One of the biker gangs is called the “Bandidos.” They originated in Texas during the 1960s. In 2013, federal law enforcement produced a national gang report that identified the Bandidos as one of the five most dangerous biker gang threats in the U.S.
And they have a theology and an anthropology that you should know about. They’re summed up in one of their slogans:
God forgives. Bandidos don’t.
We can easily dismiss that slogan as a biker gangs attempt to intimidate, but do not dismiss it. That pithy statement tells a profound truth about both God and humanity.
Anthropology of a Biker Gang: Bandidos Don’t Forgive
Let’s start with the anthropology. When it comes to forgiveness, we are all much more like a biker gang than we’d like to admit. Take what happened in Waco, for example. A group of rival gangs come together to fight because they have a relationship based on hostility. They refuse to forgive because biker gangs respond to violence with violence. That’s the pattern that they have developed.
It’s not just biker gangs who have that violent pattern. We all do. Violence is a human problem. For example, our political and judicial systems are based on that pattern. The same principle of retaliation that consumes biker gangs also consumes our culture.
Biker gangs such as the Bandidos are a violent and evil menace to society precisely because they refuse to forgive. And whenever we refuse to forgive, we become just like a violent and evil biker gang that is a menace to society.
Bandidos don’t forgive because we don’t forgive. Whenever someone insults us, we tend to insult back. When someone hits us, we tend to hit back. When someone attacks our country, we attack back. That’s the reciprocal pattern we tend to fall into when it comes to violence. For example, will our society respond to Sunday’s biker gang violence with forgiveness? No, we will respond with violent punishment of our own – maybe even the death penalty. Which leads me to ask some question:
How would the biker gang situation be different if one of the gangs decided to respond with forgiveness?
How would my life be different if I responded to insults with forgiveness?
How would the world situation be different if on 9/11 the United States decided to respond with forgiveness?
We will never know the answer to that last question. But what we do know is that our violent response didn’t solve the problem of violence that we face; in fact, it may only have perpetuated it.
Theology of a Biker Gang: God Forgives
And here’s the good news: God forgives. The theological truth of the Bandidos slogan is that God isn’t like us. God doesn’t hold on to grudges. God forgives.

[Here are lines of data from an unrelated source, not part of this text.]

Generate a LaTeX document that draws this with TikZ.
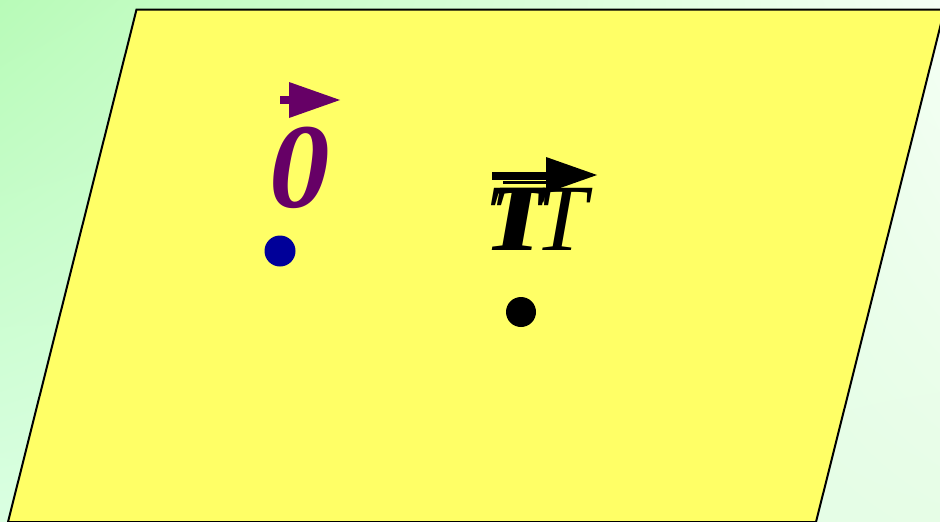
\documentclass[tikz,border=0pt]{standalone}
\usepackage{fontspec}
\setmainfont{Liberation Serif}
\usetikzlibrary{shadings}
\definecolor{bgA}{HTML}{B8FBB8}
\definecolor{bgB}{HTML}{F4FFF4}
\definecolor{bgC}{HTML}{DAFFE2}
\definecolor{bgD}{HTML}{E6FDE6}
\definecolor{planeyellow}{HTML}{FFFF66}
\definecolor{vecpurple}{HTML}{660066}
\definecolor{dotblue}{HTML}{000099}
\begin{document}
\begin{tikzpicture}[x=1pt,y=-1pt,
  dot/.style={circle,inner sep=0pt,minimum size=31pt},
  biglabel/.style={inner sep=0pt,anchor=base},
  boldT/.style={biglabel,anchor=base west,font=\fontsize{95}{95}\selectfont\bfseries\itshape},
  plane/.style={fill=planeyellow,draw=black,line width=2pt,line join=miter}]
\useasboundingbox (0,0) rectangle (940,522);
\clip (0,0) rectangle (940,522);
\shade[upper left=bgA,upper right=bgB,lower left=bgC,lower right=bgD] (0,0) rectangle (940,522);
\draw[plane] (136.5,9.5) -- (944.5,9.5) -- (816,522) -- (8,522) -- cycle;
% zero vector label
\node[biglabel,text=vecpurple,font=\fontsize{121}{121}\selectfont\bfseries\itshape] (zero) at (300,207) {0};
\fill[vecpurple] (280,96) rectangle (290,104);
\fill[vecpurple] (289,82) -- (340,100) -- (289,118) -- cycle;
\node[dot,fill=dotblue] (O) at (280,251) {};
% T label
\node[boldT] (T1) at (484,250) {T};
\node[boldT] (T1b) at (490,250) {T};
\node[biglabel,anchor=base west,font=\fontsize{95}{95}\selectfont\itshape] (T2) at (534,250) {T};
\fill[black] (492,172) rectangle (547,180);
\fill[black] (503,181) rectangle (547,184);
\fill[black] (546,157) -- (597,175) -- (546,193) -- cycle;
\node[dot,fill=black,minimum size=30pt] (P) at (521,312) {};
\end{tikzpicture}
\end{document}
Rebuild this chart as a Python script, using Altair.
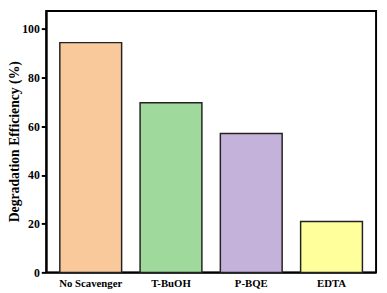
import altair as alt
import pandas as pd

categories = ["No Scavenger", "T-BuOH", "P-BQE", "EDTA"]
values = [94.4, 69.7, 57.1, 20.9]
colors = ["#F9C99B", "#9FD99B", "#C4B2DA", "#FFFF9C"]

df = pd.DataFrame({"cat": categories, "val": values})

chart = alt.Chart(df).mark_bar(stroke="#222222", strokeWidth=1.5).encode(
    x=alt.X("cat:N", sort=categories,
            scale=alt.Scale(paddingInner=0.23, paddingOuter=0.17),
            axis=alt.Axis(title=None, labelAngle=0, ticks=False, labelFont="Liberation Serif",
                          labelFontWeight="bold", labelFontSize=11, labelColor="black",
                          domainColor="black", domainWidth=2, labelPadding=5)),
    y=alt.Y("val:Q", scale=alt.Scale(domain=[0, 107.4], nice=False),
            axis=alt.Axis(title="Degradation Efficiency (%)", values=[0, 20, 40, 60, 80, 100],
                          grid=False, tickSize=5, tickWidth=2, tickColor="black",
                          domainColor="black", domainWidth=2, labelPadding=2,
                          labelFont="Liberation Serif", labelFontWeight="bold", labelFontSize=12,
                          labelColor="black", titleFont="Liberation Serif", titleFontWeight="bold",
                          titleFontSize=14, titleColor="black", titleX=-25, titleY=133)),
    color=alt.Color("cat:N", sort=categories, scale=alt.Scale(domain=categories, range=colors), legend=None),
).properties(
    width=337, height=267,
    autosize=alt.AutoSizeParams(type="none"),
    padding={"left": 39, "top": 0, "right": 3, "bottom": 17},
).configure_view(stroke="black", strokeWidth=2)

chart.save("out.html", embed_options={"renderer": "svg", "actions": False})
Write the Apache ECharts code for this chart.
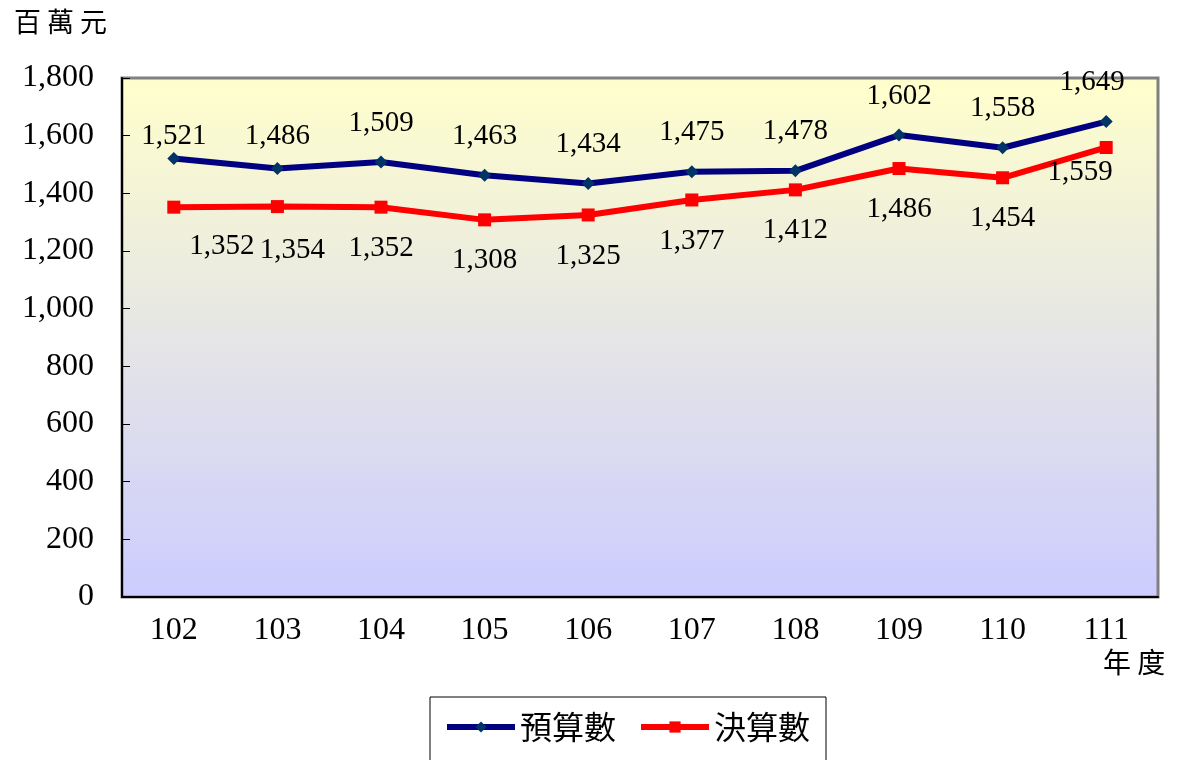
<!DOCTYPE html>
<html>
<head>
<meta charset="utf-8">
<script src="https://cdn.jsdelivr.net/npm/echarts@6/dist/echarts.min.js"></script>
<style>
  html, body { margin: 0; padding: 0; background: #fff; }
  #chart { width: 1177px; height: 760px; }
</style>
</head>
<body>
<div id="chart"></div>
<script>
// 年度
const years = ["102", "103", "104", "105", "106", "107", "108", "109", "110", "111"];
// 預算數 (百萬元)
const budget = [1521, 1486, 1509, 1463, 1434, 1475, 1478, 1602, 1558, 1649];
// 決算數 (百萬元)
const actual = [1352, 1354, 1352, 1308, 1325, 1377, 1412, 1486, 1454, 1559];

// label nudges so the labels sit where the original chart put them
const budgetLabelOffset = [[0, 17], [0, 7], [0, 0], [0, 0], [0, 0], [0, 0], [0, 0], [0, 0], [0, 0], [-14, 0]];
const actualLabelOffset = [[48, -2], [15, 3], [0, 0], [0, 0], [0, 0], [0, 0], [0, 0], [0, 0], [0, 0], [-26, -16]];

const numFont = '"Liberation Serif", serif';
const cjkFont = '"Noto Sans CJK TC", sans-serif';

const fmt = v => v.toLocaleString("en-US");

const withOffsets = (values, offsets) =>
    values.map((v, i) => ({ value: v, label: { offset: offsets[i] } }));

const chart = echarts.init(document.getElementById("chart"));

chart.setOption({
    animation: false,
    grid: {
        left: 122, right: 19, top: 78, bottom: 163,
        show: true,
        borderColor: "#808080",
        borderWidth: 3,
        backgroundColor: new echarts.graphic.LinearGradient(0, 0, 0, 1, [
            { offset: 0, color: "#FFFFCC" },
            { offset: 1, color: "#CCCCFF" }
        ])
    },
    xAxis: {
        type: "category",
        data: years,
        boundaryGap: true,
        axisLine: { lineStyle: { color: "#000", width: 2 } },
        axisTick: { inside: true, length: 10, lineStyle: { color: "#000" } },
        axisLabel: { color: "#000", fontFamily: numFont, fontSize: 32, margin: 18 }
    },
    yAxis: {
        type: "value",
        min: 0, max: 1800, interval: 200,
        splitLine: { show: false },
        axisLine: { show: true, lineStyle: { color: "#000", width: 2 } },
        axisTick: { show: true, inside: true, length: 8, lineStyle: { color: "#000" } },
        axisLabel: {
            color: "#000", fontFamily: numFont, fontSize: 32, margin: 28,
            formatter: v => fmt(v)
        }
    },
    legend: {
        left: 430, top: 697,
        width: 394,
        padding: [14, 16, 20, 14],
        borderColor: "#000",
        borderWidth: 1,
        itemWidth: 68, itemHeight: 14,
        itemGap: 22,
        lineStyle: { width: 6 },
        textStyle: { fontFamily: cjkFont, fontSize: 32, color: "#000" },
        data: ["預算數", "決算數"]
    },
    graphic: [
        { type: "text", left: 14, top: 8,
          style: { text: "百 萬 元", font: "27px " + cjkFont, fill: "#000" } },
        { type: "text", left: 1103, top: 648,
          style: { text: "年 度", font: "28px " + cjkFont, fill: "#000" } }
    ],
    series: [
        {
            name: "預算數",
            type: "line",
            data: withOffsets(budget, budgetLabelOffset),
            symbol: "diamond",
            symbolSize: 13,
            lineStyle: { color: "#000080", width: 6 },
            itemStyle: { color: "#003366" },
            label: {
                show: true, position: "top", distance: 18,
                fontFamily: numFont, fontSize: 29, color: "#000",
                formatter: p => fmt(p.value)
            },
            z: 3
        },
        {
            name: "決算數",
            type: "line",
            data: withOffsets(actual, actualLabelOffset),
            symbol: "rect",
            symbolSize: 13,
            lineStyle: { color: "#FF0000", width: 6 },
            itemStyle: { color: "#FF0000" },
            label: {
                show: true, position: "bottom", distance: 20,
                fontFamily: numFont, fontSize: 29, color: "#000",
                formatter: p => fmt(p.value)
            },
            z: 2
        }
    ]
});
</script>
</body>
</html>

But please understand that God’s forgiveness doesn’t make violence OK. Rather, it stops the cycle of violence by refusing to play the game. The best example of God’s radical forgiveness is on the cross. Jesus prays, “Father, forgive them, for they know not what they do.”
God forgives.
That’s true. But the truth that the Bandidos biker gang doesn’t understand, and what we so often fail to understand as well, is that God calls us to participate in a culture of divine forgiveness, as opposed to a culture of human violence. The first step is to realize that we all have a tendency toward violence in thought, word, and deed; and so we are all in need of receiving God’s forgiveness. Then, as we receive from God’s well of abundant forgiveness, we are able to share that forgiveness with others.
There is an urgency in our current situation. What happened between five biker gangs in Waco is a microcosm of our world situation. Our hope in the face of violence is in following the God of radical forgiveness. As René Girard prophetically says in his book The Scapegoat, “The time has come for us to forgive one another. If we wait any longer there will not be enough time.”